While the Levy Bendayan Building and Moses Asayag building were commissioned by Moroccan Jews, let’s also discover buildings actually designed by Moroccan Jews, the Suraqui Brothers, Joseph and Elias. With exquisite Art Deco detailing just below the eaves of the roof,  the Hassan de la Salle Building is from 1928. This building shows more than good Art Deco design, it also shows the long-standing respect between the Muslim and Jewish communities, since “Hassan” happens to be the name of the father of the ruling Sultan Mohammed V, “Yousef bin Hassan.”

 

Touring the numerous old and small synagogues of Jewish Morocco many of which are still in use, shows the great respect Morocco’s leaders have had, and still have, for their Hebrew community. Touring great Art Deco buildings commissioned and designed by Jews for use by all, Jews, Christians and Muslims, shows the heights to which Jews could climb in Morocco.
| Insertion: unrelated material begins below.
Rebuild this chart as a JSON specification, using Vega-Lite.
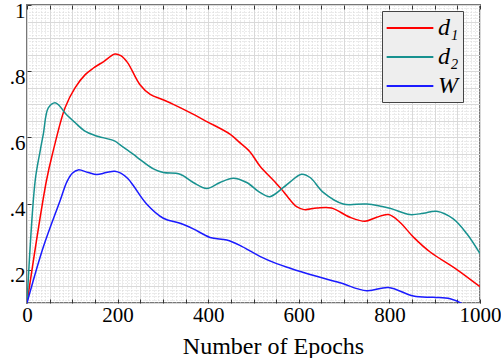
{
  "$schema": "https://vega.github.io/schema/vega-lite/v6.json",
  "width": 453,
  "height": 298,
  "autosize": {"type": "none"},
  "padding": {"left": 27, "top": 5, "right": 21, "bottom": 55},
  "background": "white",
  "config": {
    "view": {"stroke": "#777777", "strokeWidth": 2},
    "font": "Liberation Serif",
    "axis": {"domain": false}
  },
  "data": {
    "values": [
      {"s": "d₁", "e": 0, "v": 0.1}, {"s": "d₁", "e": 43, "v": 0.47}, {"s": "d₁", "e": 58, "v": 0.56}, {"s": "d₁", "e": 84, "v": 0.69}, {"s": "d₁", "e": 106, "v": 0.75}, {"s": "d₁", "e": 128, "v": 0.789}, {"s": "d₁", "e": 146, "v": 0.809}, {"s": "d₁", "e": 170, "v": 0.83}, {"s": "d₁", "e": 194, "v": 0.852}, {"s": "d₁", "e": 207, "v": 0.847}, {"s": "d₁", "e": 222, "v": 0.826}, {"s": "d₁", "e": 249, "v": 0.76}, {"s": "d₁", "e": 272, "v": 0.73}, {"s": "d₁", "e": 300, "v": 0.714}, {"s": "d₁", "e": 323, "v": 0.70}, {"s": "d₁", "e": 360, "v": 0.675}, {"s": "d₁", "e": 397, "v": 0.648}, {"s": "d₁", "e": 448, "v": 0.61}, {"s": "d₁", "e": 466, "v": 0.589}, {"s": "d₁", "e": 492, "v": 0.557}, {"s": "d₁", "e": 514, "v": 0.514}, {"s": "d₁", "e": 547, "v": 0.466}, {"s": "d₁", "e": 566, "v": 0.437}, {"s": "d₁", "e": 581, "v": 0.411}, {"s": "d₁", "e": 596, "v": 0.39}, {"s": "d₁", "e": 612, "v": 0.382}, {"s": "d₁", "e": 640, "v": 0.387}, {"s": "d₁", "e": 672, "v": 0.387}, {"s": "d₁", "e": 713, "v": 0.359}, {"s": "d₁", "e": 746, "v": 0.347}, {"s": "d₁", "e": 772, "v": 0.359}, {"s": "d₁", "e": 798, "v": 0.367}, {"s": "d₁", "e": 823, "v": 0.344}, {"s": "d₁", "e": 853, "v": 0.299}, {"s": "d₁", "e": 890, "v": 0.254}, {"s": "d₁", "e": 949, "v": 0.201}, {"s": "d₁", "e": 1000, "v": 0.149},
      {"s": "d₂", "e": 0, "v": 0.1}, {"s": "d₂", "e": 18, "v": 0.469}, {"s": "d₂", "e": 29, "v": 0.559}, {"s": "d₂", "e": 36, "v": 0.61}, {"s": "d₂", "e": 47, "v": 0.689}, {"s": "d₂", "e": 62, "v": 0.705}, {"s": "d₂", "e": 72, "v": 0.695}, {"s": "d₂", "e": 84, "v": 0.674}, {"s": "d₂", "e": 106, "v": 0.645}, {"s": "d₂", "e": 128, "v": 0.619}, {"s": "d₂", "e": 150, "v": 0.606}, {"s": "d₂", "e": 194, "v": 0.589}, {"s": "d₂", "e": 205, "v": 0.578}, {"s": "d₂", "e": 235, "v": 0.549}, {"s": "d₂", "e": 249, "v": 0.534}, {"s": "d₂", "e": 279, "v": 0.505}, {"s": "d₂", "e": 301, "v": 0.494}, {"s": "d₂", "e": 338, "v": 0.489}, {"s": "d₂", "e": 367, "v": 0.464}, {"s": "d₂", "e": 397, "v": 0.446}, {"s": "d₂", "e": 426, "v": 0.464}, {"s": "d₂", "e": 455, "v": 0.477}, {"s": "d₂", "e": 485, "v": 0.464}, {"s": "d₂", "e": 514, "v": 0.434}, {"s": "d₂", "e": 536, "v": 0.421}, {"s": "d₂", "e": 566, "v": 0.449}, {"s": "d₂", "e": 581, "v": 0.466}, {"s": "d₂", "e": 606, "v": 0.489}, {"s": "d₂", "e": 625, "v": 0.479}, {"s": "d₂", "e": 654, "v": 0.434}, {"s": "d₂", "e": 698, "v": 0.399}, {"s": "d₂", "e": 750, "v": 0.399}, {"s": "d₂", "e": 801, "v": 0.386}, {"s": "d₂", "e": 845, "v": 0.367}, {"s": "d₂", "e": 875, "v": 0.371}, {"s": "d₂", "e": 904, "v": 0.377}, {"s": "d₂", "e": 941, "v": 0.354}, {"s": "d₂", "e": 971, "v": 0.309}, {"s": "d₂", "e": 1000, "v": 0.249},
      {"s": "W", "e": 0, "v": 0.1}, {"s": "W", "e": 36, "v": 0.269}, {"s": "W", "e": 73, "v": 0.409}, {"s": "W", "e": 88, "v": 0.466}, {"s": "W", "e": 100, "v": 0.492}, {"s": "W", "e": 113, "v": 0.502}, {"s": "W", "e": 135, "v": 0.494}, {"s": "W", "e": 154, "v": 0.488}, {"s": "W", "e": 175, "v": 0.494}, {"s": "W", "e": 194, "v": 0.498}, {"s": "W", "e": 207, "v": 0.492}, {"s": "W", "e": 223, "v": 0.475}, {"s": "W", "e": 235, "v": 0.454}, {"s": "W", "e": 264, "v": 0.399}, {"s": "W", "e": 301, "v": 0.356}, {"s": "W", "e": 338, "v": 0.341}, {"s": "W", "e": 367, "v": 0.324}, {"s": "W", "e": 404, "v": 0.298}, {"s": "W", "e": 441, "v": 0.29}, {"s": "W", "e": 470, "v": 0.274}, {"s": "W", "e": 514, "v": 0.241}, {"s": "W", "e": 551, "v": 0.219}, {"s": "W", "e": 581, "v": 0.205}, {"s": "W", "e": 625, "v": 0.186}, {"s": "W", "e": 691, "v": 0.161}, {"s": "W", "e": 750, "v": 0.137}, {"s": "W", "e": 798, "v": 0.147}, {"s": "W", "e": 853, "v": 0.121}, {"s": "W", "e": 897, "v": 0.117}, {"s": "W", "e": 934, "v": 0.113}, {"s": "W", "e": 963, "v": 0.096}, {"s": "W", "e": 985, "v": 0.07}
    ]
  },
  "resolve": {"axis": {"x": "independent", "y": "independent"}},
  "layer": [
    {
      "mark": {"type": "line", "opacity": 0},
      "encoding": {
        "x": {"field": "e", "type": "quantitative", "scale": {"domain": [0, 1000], "nice": false},
          "axis": {"orient": "top", "title": null, "values": [0,10,20,30,40,60,70,80,90,110,120,130,140,160,170,180,190,210,220,230,240,260,270,280,290,310,320,330,340,360,370,380,390,410,420,430,440,460,470,480,490,510,520,530,540,560,570,580,590,610,620,630,640,660,670,680,690,710,720,730,740,760,770,780,790,810,820,830,840,860,870,880,890,910,920,930,940,960,970,980,990],
            "grid": true, "gridColor": "#d6d6d6", "gridDash": [1, 2], "gridWidth": 1, "ticks": false, "labels": false}},
        "y": {"field": "v", "type": "quantitative", "scale": {"domain": [0.1, 1], "nice": false, "zero": false},
          "axis": {"orient": "right", "title": null, "values": [0.11,0.12,0.13,0.14,0.16,0.17,0.18,0.19,0.21,0.22,0.23,0.24,0.26,0.27,0.28,0.29,0.31,0.32,0.33,0.34,0.36,0.37,0.38,0.39,0.41,0.42,0.43,0.44,0.46,0.47,0.48,0.49,0.51,0.52,0.53,0.54,0.56,0.57,0.58,0.59,0.61,0.62,0.63,0.64,0.66,0.67,0.68,0.69,0.71,0.72,0.73,0.74,0.76,0.77,0.78,0.79,0.81,0.82,0.83,0.84,0.86,0.87,0.88,0.89,0.91,0.92,0.93,0.94,0.96,0.97,0.98,0.99],
            "grid": true, "gridColor": "#d6d6d6", "gridDash": [1, 2], "gridWidth": 1, "ticks": false, "labels": false}},
        "detail": {"field": "s"}
      }
    },
    {
      "mark": {"type": "line", "opacity": 0},
      "encoding": {
        "x": {"field": "e", "type": "quantitative", "scale": {"domain": [0, 1000], "nice": false},
          "axis": {"orient": "top", "title": null, "values": [0,50,100,150,200,250,300,350,400,450,500,550,600,650,700,750,800,850,900,950,1000],
            "grid": true, "gridColor": "#d9d9d9", "gridWidth": 1, "ticks": true, "tickSize": -4, "tickColor": "#333333", "labels": false}},
        "y": {"field": "v", "type": "quantitative", "scale": {"domain": [0.1, 1], "nice": false, "zero": false},
          "axis": {"orient": "right", "title": null, "values": [0.1,0.15,0.2,0.25,0.3,0.35,0.4,0.45,0.5,0.55,0.6,0.65,0.7,0.75,0.8,0.85,0.9,0.95,1],
            "grid": true, "gridColor": "#d9d9d9", "gridWidth": 1, "ticks": false, "labels": false}},
        "detail": {"field": "s"}
      }
    },
    {
      "mark": {"type": "line", "interpolate": "catmull-rom", "strokeWidth": 1.5, "clip": true},
      "encoding": {
        "x": {"field": "e", "type": "quantitative", "scale": {"domain": [0, 1000], "nice": false},
          "axis": {"orient": "bottom", "title": "Number of Epochs", "titleFontSize": 24, "titleFontWeight": "normal", "titleColor": "black", "titleFont": "Liberation Serif",
            "titleX": 246, "titleY": 50, "titleBaseline": "alphabetic", "titleAlign": "center",
            "values": [0,50,100,150,200,250,300,350,400,450,500,550,600,650,700,750,800,850,900,950,1000],
            "labelExpr": "datum.value % 200 === 0 ? datum.label : ''", "format": "d",
            "grid": false, "ticks": true, "tickSize": -4, "tickColor": "#333333", "labelFontSize": 21, "labelColor": "black", "labelPadding": 5, "labelFlush": false, "labelOverlap": false}},
        "y": {"field": "v", "type": "quantitative", "scale": {"domain": [0.1, 1], "nice": false, "zero": false},
          "axis": {"orient": "left", "title": null, "values": [0.2, 0.4, 0.6, 0.8, 1],
            "labelExpr": "datum.value == 1 ? '1' : replace(format(datum.value, '.1f'), '0.', '.')",
            "grid": false, "ticks": true, "tickSize": -4, "tickColor": "#333333", "labelFontSize": 21, "labelColor": "black", "labelPadding": 6, "labelOffset": 6, "labelFlush": false, "labelOverlap": false}},
        "color": {"field": "s", "type": "nominal", "scale": {"domain": ["d₁", "d₂", "W"], "range": ["#ff0000", "#17918f", "#1a1aff"]},
          "legend": {"title": null, "orient": "none", "legendX": 355, "legendY": 6, "fillColor": "#eeeeee", "strokeColor": "#444444", "padding": 4,
            "symbolType": "M-2,0H2", "symbolSize": 545, "symbolStrokeWidth": 2, "symbolFillColor": "transparent", "symbolOffset": 11,
            "labelFont": "Liberation Serif", "labelFontStyle": "italic", "labelFontSize": 24, "labelColor": "black", "labelOffset": 15, "rowPadding": 4}}
      }
    }
  ]
}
Casablanca’s “Jewish buildings” should be on every Jewish tourist’s itinerary, instilling the pride of accomplishment, something you can’t get by touring just small old synagogues. 

 

As for the great French Art Deco architect Marius Boyer, I hope the folks at Expedia, Booking.com, Trivago etc. will acknowledge Boyer’s outstanding hotel design by mentioning it along with the descriptions of accommodations, service and cuisine, to attract sophisticated, cultured tourists from around the world.

 

And above all, I hope the UNESCO World Heritage Fund finally designates Casablanca’s great Art Deco District as a UNESCO World Heritage Site, enabling its full restoration and preservation – and increased tourism for generations to come.